Last night I caught a few minutes of a programme on BBC4, called ‘Unnatural Histories.’

As so often seems to be the case, a short stroll from the mainstream channels uncovered rough diamonds.

In the programme, an aerial shot showed us clearly visible patterns in the earth, patterns that were partly concealed at ground level by dense undergrowth. The narrator explained that we were looking at ‘geoglyphs’ in the Amazon rainforest. Geoglyphs are shapes that have been deliberately formed in the land by the hand of man.

Like many pilots, I have come to love the way it is possible in the air to spot patterns in the earth that are hard to notice on the ground. Lines that are lost in their surroundings on terra firma, stand out luminously from 3000 feet. But my experience has been restricted to European Iron Age Hill Forts and the like. This was definitely new territory.

In the Amazon there are ‘negative’ geoglyphs, formed by digging ditches, often up to 4m deep – ‘negative’ only in the sense that something has been removed. In other parts to the world there are positive geoglyphs where shapes are formed by building up from the ground, using stones or similar.

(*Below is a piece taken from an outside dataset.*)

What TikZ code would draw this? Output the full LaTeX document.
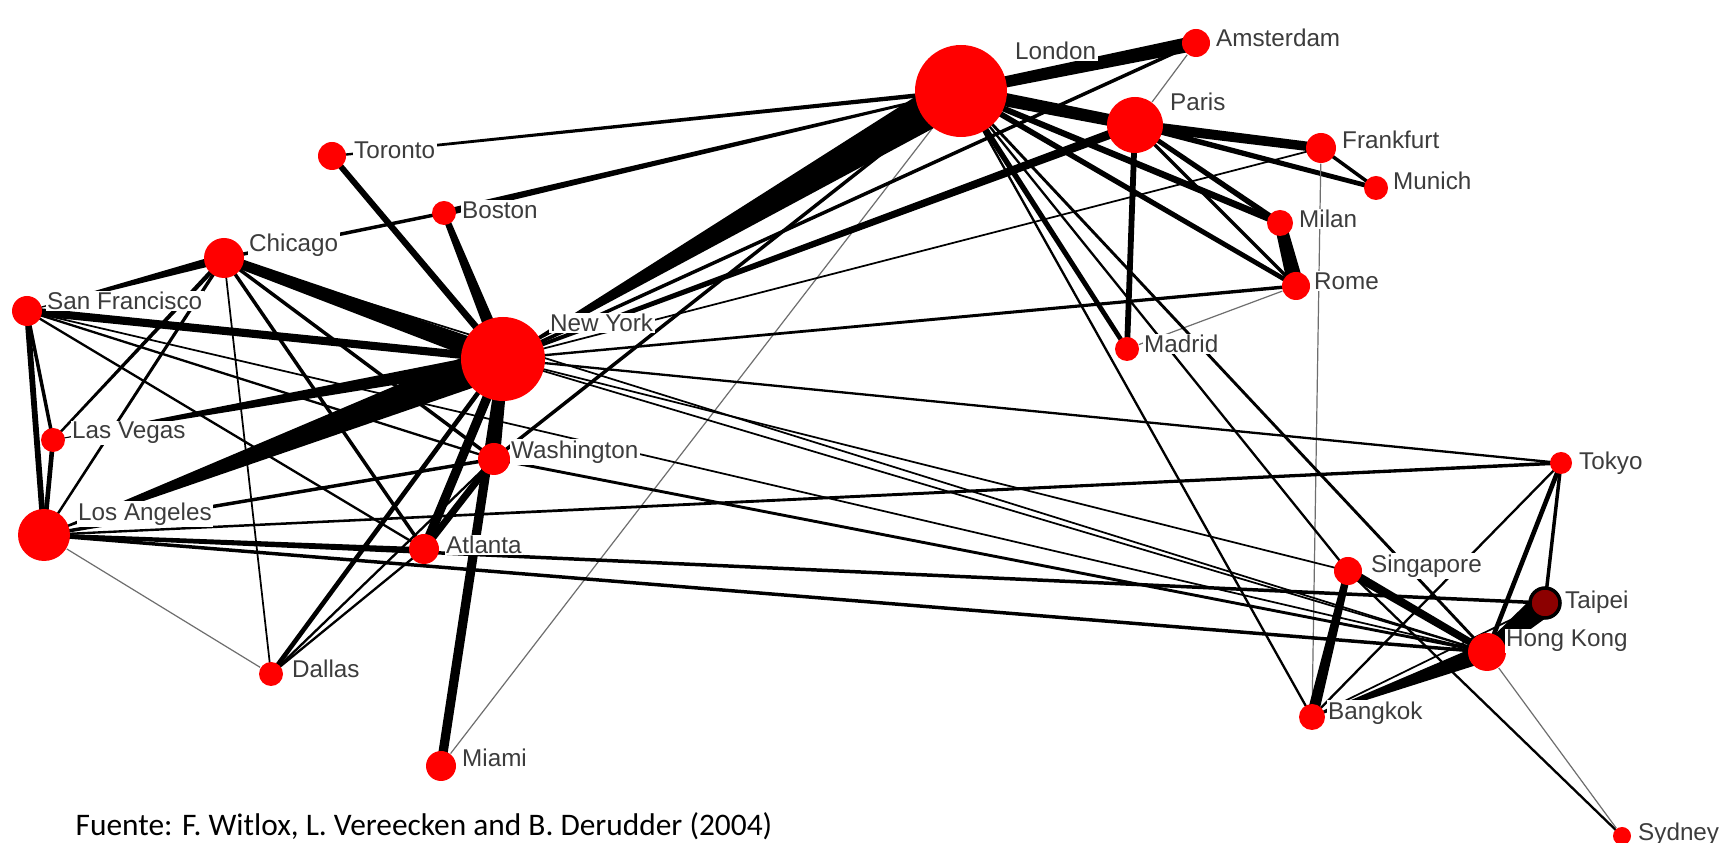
\documentclass[tikz,border=0pt]{standalone}
\usepackage{fontspec}
\setmainfont{Carlito}
\newfontfamily\cityfont{Liberation Sans}
\usepackage{tikz}
\usetikzlibrary{calc,backgrounds}

\definecolor{labelgray}{RGB}{60,60,60}
\definecolor{thingray}{RGB}{110,110,110}
\definecolor{taipeired}{RGB}{140,0,0}

\tikzset{
  city/.style={circle, fill=red, inner sep=0pt, minimum size=#1*0.1mm},
  citylabel/.style={anchor=west, fill=white, inner sep=0.15mm, text=labelgray,
    font=\cityfont\fontsize{6.9}{8}\selectfont},
  flowfill/.style={fill=black},
  thinflow/.style={draw=thingray, line width=0.12mm}
}

% tapered connector: from, to, width at from, width at to (px)
\newcommand{\flow}[4]{%
  \fill[flowfill] ($(#1.center)!#3*0.058mm!90:(#2.center)$) -- ($(#1.center)!#3*0.058mm!-90:(#2.center)$)
    -- ($(#2.center)!#4*0.058mm!90:(#1.center)$) -- ($(#2.center)!#4*0.058mm!-90:(#1.center)$) -- cycle;}

\begin{document}
\begin{tikzpicture}
    [x=0.1mm,y=-0.1mm]
    \useasboundingbox (0,0) rectangle (1733,843);
    % cities
    \node[city=92] (lon) at (961,91) {};
    \node[city=28] (ams) at (1196,43) {};
    \node[city=56] (par) at (1135,125) {};
    \node[city=30] (fra) at (1321,148) {};
    \node[city=24] (mun) at (1376,188) {};
    \node[city=26] (mil) at (1280,223) {};
    \node[city=28] (rom) at (1296,286) {};
    \node[city=24] (mad) at (1127,349) {};
    \node[city=28] (tor) at (332,156) {};
    \node[city=24] (bos) at (444,213) {};
    \node[city=40] (chi) at (224,258) {};
    \node[city=30] (sfo) at (27,311) {};
    \node[city=84] (nyc) at (503,359) {};
    \node[city=24] (las) at (53,440) {};
    \node[city=32] (was) at (494,459) {};
    \node[city=52] (lax) at (44,535) {};
    \node[city=30] (atl) at (424,549) {};
    \node[city=24] (dal) at (271,674) {};
    \node[city=30] (mia) at (441,766) {};
    \node[city=22] (tyo) at (1561,463) {};
    \node[city=28] (sin) at (1348,571) {};
    \node[city=30, fill=taipeired, draw=black, line width=0.35mm] (tpe) at (1545,603) {};
    \node[city=38] (hkg) at (1487,652) {};
    \node[city=26] (bkk) at (1312,717) {};
    \node[city=18] (syd) at (1622,836) {};

    \begin{scope}[on background layer]
    \fill[white] (0,0) rectangle (1733,843);
    % europe
    \flow{lon}{ams}{9}{13}
    \flow{lon}{par}{12}{10}
    \flow{par}{fra}{9}{8}
    \flow{par}{mun}{5}{4}
    \flow{fra}{mun}{3}{3}
    \flow{par}{mil}{4}{5}
    \flow{par}{rom}{3}{3}
    \flow{lon}{mil}{5}{6}
    \flow{lon}{rom}{5}{4}
    \flow{mil}{rom}{10}{14}
    \flow{par}{mad}{5}{5}
    \flow{lon}{mad}{5}{4}
    \draw[thinflow] (mad) -- (rom);
    \draw[thinflow] (ams) -- (par);
    \draw[thinflow] (fra) -- (bkk);
    \draw[thinflow] (mia) -- (lon);
    \flow{lon}{bkk}{2}{2}
    \flow{lon}{sin}{2}{2}
    \flow{lon}{hkg}{2.5}{2.5}
    % across the atlantic
    \flow{nyc}{lon}{0.5}{34}
    \flow{nyc}{par}{3}{8}
    \flow{nyc}{ams}{3}{3}
    \flow{nyc}{rom}{2}{3}
    \flow{nyc}{fra}{1.5}{1.5}
    \flow{tor}{lon}{2}{4}
    \flow{bos}{lon}{6}{2}
    \flow{was}{lon}{3}{3}
    % north america
    \flow{tor}{nyc}{5}{6}
    \flow{bos}{nyc}{5}{12}
    \flow{chi}{bos}{3}{3}
    \flow{chi}{nyc}{8}{18}
    \flow{sfo}{chi}{0.5}{8}
    \flow{sfo}{nyc}{7}{7}
    \flow{sfo}{lax}{5}{5}
    \flow{sfo}{las}{3}{3}
    \flow{las}{lax}{4}{4}
    \flow{las}{chi}{2}{4}
    \flow{lax}{chi}{2}{3}
    \flow{lax}{nyc}{0.5}{30}
    \flow{las}{nyc}{0.5}{14}
    \flow{lax}{was}{3}{3}
    \flow{lax}{atl}{3}{3}
    \draw[thinflow] (lax) -- (dal);
    \flow{sfo}{was}{2}{2}
    \flow{sfo}{atl}{2}{2}
    \flow{chi}{was}{3}{3}
    \flow{chi}{atl}{3}{3}
    \flow{chi}{dal}{1.5}{1.5}
    \flow{nyc}{was}{10}{10}
    \flow{nyc}{atl}{8}{8}
    \flow{was}{atl}{6}{6}
    \flow{nyc}{mia}{8}{8}
    \flow{nyc}{dal}{4}{4}
    \flow{was}{dal}{2}{2}
    \flow{atl}{dal}{2}{2}
    % across the pacific
    \flow{lax}{tyo}{2}{3}
    \flow{lax}{tpe}{3}{3}
    \flow{lax}{hkg}{3}{3}
    \flow{nyc}{tyo}{2}{2}
    \flow{nyc}{hkg}{1.5}{1.5}
    \flow{nyc}{sin}{1.5}{1.5}
    \flow{was}{hkg}{2.5}{2.5}
    \flow{sfo}{hkg}{1.5}{1.5}
    \flow{chi}{hkg}{1.5}{1.5}
    % asia
    \flow{tyo}{hkg}{4}{4}
    \flow{tyo}{tpe}{3}{3}
    \flow{tyo}{bkk}{2}{2}
    \flow{tpe}{hkg}{22}{12}
    \flow{sin}{hkg}{8}{6}
    \flow{sin}{bkk}{6}{10}
    \flow{bkk}{hkg}{0.5}{16}
    \flow{bkk}{tpe}{1.5}{1.5}
    \flow{sin}{syd}{2}{2}
    \draw[thinflow] (hkg) -- (syd);
    \end{scope}

    % labels
    \node[citylabel] (lon-l) at (1013,51) {London};
    \node[citylabel] (ams-l) at (1214,38) {Amsterdam};
    \node[citylabel] (par-l) at (1168,102) {Paris};
    \node[citylabel] (fra-l) at (1340,140) {Frankfurt};
    \node[citylabel] (mun-l) at (1391,181) {Munich};
    \node[citylabel] (mil-l) at (1297,219) {Milan};
    \node[citylabel] (rom-l) at (1312,281) {Rome};
    \node[citylabel] (mad-l) at (1142,344) {Madrid};
    \node[citylabel] (tor-l) at (352,150) {Toronto};
    \node[citylabel] (bos-l) at (460,210) {Boston};
    \node[citylabel] (chi-l) at (247,245) {Chicago};
    \node[citylabel] (sfo-l) at (45,301) {San Francisco};
    \node[citylabel] (nyc-l) at (548,323) {New York};
    \node[citylabel] (las-l) at (70,433) {Las Vegas};
    \node[citylabel] (was-l) at (509,452) {Washington};
    \node[citylabel] (lax-l) at (76,514) {Los Angeles};
    \node[citylabel] (atl-l) at (444,545) {Atlanta};
    \node[citylabel] (dal-l) at (290,669) {Dallas};
    \node[citylabel] (mia-l) at (460,758) {Miami};
    \node[citylabel] (tyo-l) at (1577,463) {Tokyo};
    \node[citylabel] (sin-l) at (1369,566) {Singapore};
    \node[citylabel] (tpe-l) at (1563,602) {Taipei};
    \node[citylabel] (hkg-l) at (1504,641) {Hong Kong};
    \node[citylabel] (bkk-l) at (1326,713) {Bangkok};
    \node[citylabel] (syd-l) at (1636,834) {Sydney};

    \node[anchor=base west, inner sep=0pt, font=\fontsize{8.93}{10.7}\selectfont] (source) at (75,836)
      {Fuente: F. Witlox, L. Vereecken and B. Derudder (2004)};
\end{tikzpicture}
\end{document}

You can imagine that my ears pricked more than a little when the anthropologist being interviewed, explained that the hundreds of shapes they had found in the Amazon were mostly aligned north-south. A little light digging of my own revealed this to be a far-from isolated example, many of the worlds geoglyphs are aligned with the cardinal points.

This is definitely not coincidental. The most likely explanation for geoglyphs, even when the exact explanation is elusive – as in the Amazon, is that there is a religious/spiritual explanation for these mammoth land sculptures. Once more there is the temptation to ask the question: “How did these old and technologically-basic civilisations manage to create architecture on near-perfect north-south lines.” This question is quite natural, but it is to misunderstand one important part of the ancient world: the sky.

Historically, most divine worship has looked upwards and outwards at least a little. The sky forms part of many ancient cultures’ creeds. From here it is simply a case of realising that the way the sky appears to behave and the directions we know as north, south, east and west and just two sides of the same coin. Anyone who spends time admiring the patterns in the day and night sky will come to know north, south, east and west, even if they use different words, because these are labels for the changes we see in the sky. East and west are the average directions of sunrise and sunset, wherever you are in the world, and north and south are the anchors of the night sky – the only two places where the stars cease their restlestness, the world over.

In the picture above we are looking at a geoglyph called the Paracas Candalabra in Chile. It is aligned almost perfectly north-south and can be seen from miles out to sea. There are a few more very good examples of geoglyphs here.

A False Temptation

I cover the idea above from a similar angle in my book, The Natural Navigator:

“There is sometimes a temptation to think that this is all a remarkable coincidence: how extraordinary that the sun should happen to sit neatly on certain lines, like north or south, at certain times, or that it should happen to rise exactly east or set west at others. It is, however, a false temptation, because the cardinal directions and the motion of celestial objects, including the sun, are just different ways of looking at the same thing…”

The astronomical explanations for all of the above can be found in the simple, and yet rich and revealing, revolution of the Earth on its axis and its orbit around the sun. Geoglpyhs are aligned with respect to the axis of the Earth’s rotation. Not because its architects were aware of such a motion, but because the sky betrays it.